There is one superficially odd result lurking in this table and that is that teams with equal ratings playing at a neutral venue don't have the same chance of victory. For example, for two teams rated 960 playing at a neutral venue, the first-named team in the fixture - which is the AFL's notional home team - has a 67.7% probability of victory. It turns out that notional home status is a very important advantage in matches played on neutral grounds, which is a finding that a few of the MAFL Funds already exploit.
A good question to ask about any statistical model is: how well does it fit the data on which it's modelled? In this case, one logical measure of fit is the accuracy with which it "predicts" game results. The model I've constructed on the 2006 to 2009 seasons predicts 67.4% of all games correctly.
An even better question to ask of a model is how well it predicts the outcomes of games that were not used in its construction.
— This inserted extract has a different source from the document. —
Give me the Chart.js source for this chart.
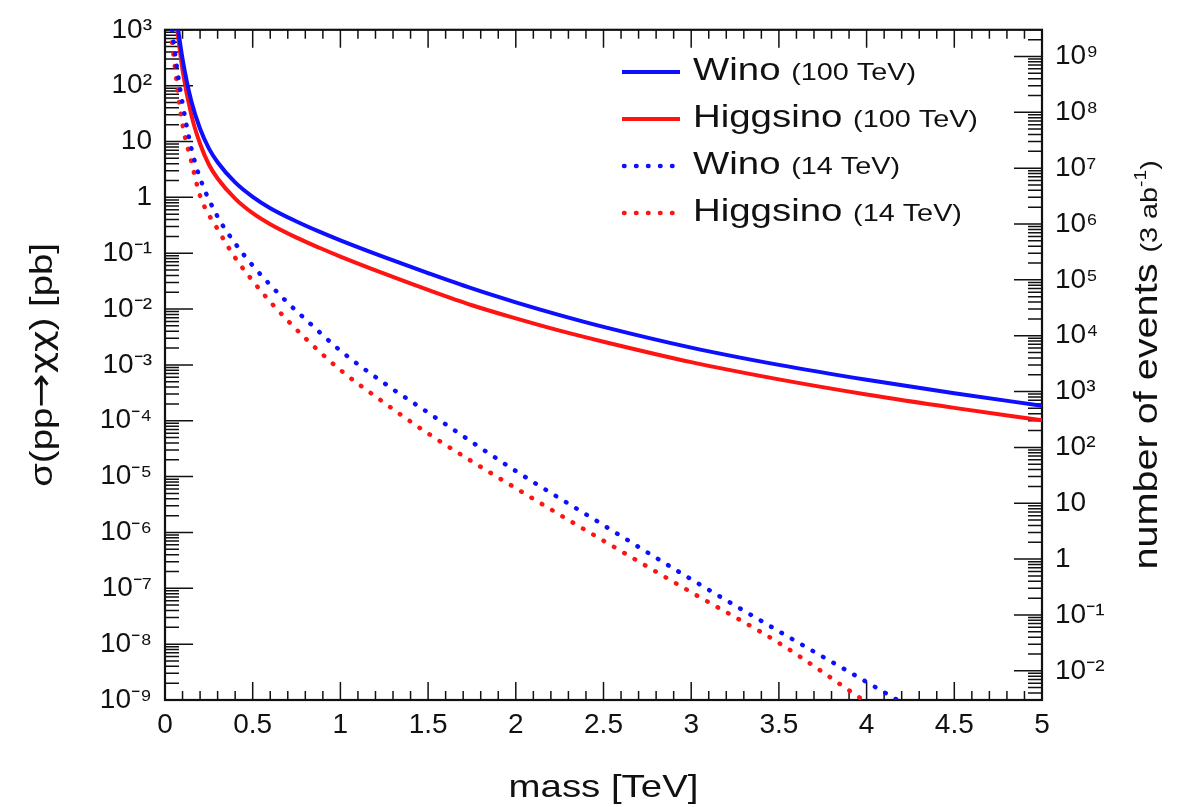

To answer this I've used the model to retrospectively predict the outcomes of all 185 games in the 2005 season using information about each team's MARS rating at the time the game was played and information about the venue type. The model correctly predicts 64.1% of games, which is a slightly poorer performance than the model recorded for the games on which it was constructed, but which is still very acceptable. It's typical that, much like a fortune-teller, a model will perform less well prognosticating about things it doesn't already know than about things it does, but the key issue is how much worse it does and is that "worse" still any good. Predicting around 64% of matches is my kind of worse.
So, the model seems to do a reasonable job at predicting outcomes.
Knowing that we can turn our attention to the upcoming season and answer two far more interesting questions:
1. How many games do we expect each team to win in season 2010 given the actual 2010 draw?
2. How would this differ if each team had a fully balanced (ie all-play-all home and away) draw?
The answers to both questions are in this table:
From it we can find out that the Roos are expected to win 8.40 games this year and that this is 0.37 wins more than they could expect if the draw was perfectly balanced, making them the team most-favoured by the draw in 2010. This is despite the fact that, based purely on the (weighted) average MARS Ratings of its opponents, it only has the 8th easiest draw. As I alluded to earlier, what really matters is not the average strength of the teams that you meet, it's how you can expect to convert differences in strength into competition points.
Based on MARS' projections using the actual draw, the Roos are predicted to finish 11th. If, instead, a balanced draw was employed, they'd be expected to finish 12th.
What's surprising to me about this table is how few teams are significantly affected by the imbalance in the draw in terms of ladder positions. The Roos are gifted one spot as are Port Adelaide and West Coast, and the only team to drop position is Essendon, who drop 3 spots. The final eight is unaffected both in make-up and in ordering.
This is because, it seems, the abilities of the teams are so evenly spread that the random imposition of a half-game penalty or the windfall of a half-game bonus here-and-there courtesy of the draw is insufficient to upset the underlying order. Indeed, if you look at the teams' MARS Ratings, the smallest gap is about one-half a ratings point and it's between Port Adelaide and the Roos, both of which teams are advantaged by the draw to the tune of about 0.37 games. As such, the underlying team ratings prevail and the higher-MARS-ranked Roos are projected to finish above Port Adelaide even without a balanced draw.
Essendon's draw is so bad and the Roos' is so good that, combined they swamp the 5-point MARS Rating difference between the two teams, dropping Essendon's projected ladder finish below the Roos'.
I still don't like the imbalanced draw but I have to admit that, for this season at least, it doesn't appear that the draw will have a significant effect on who plays in September.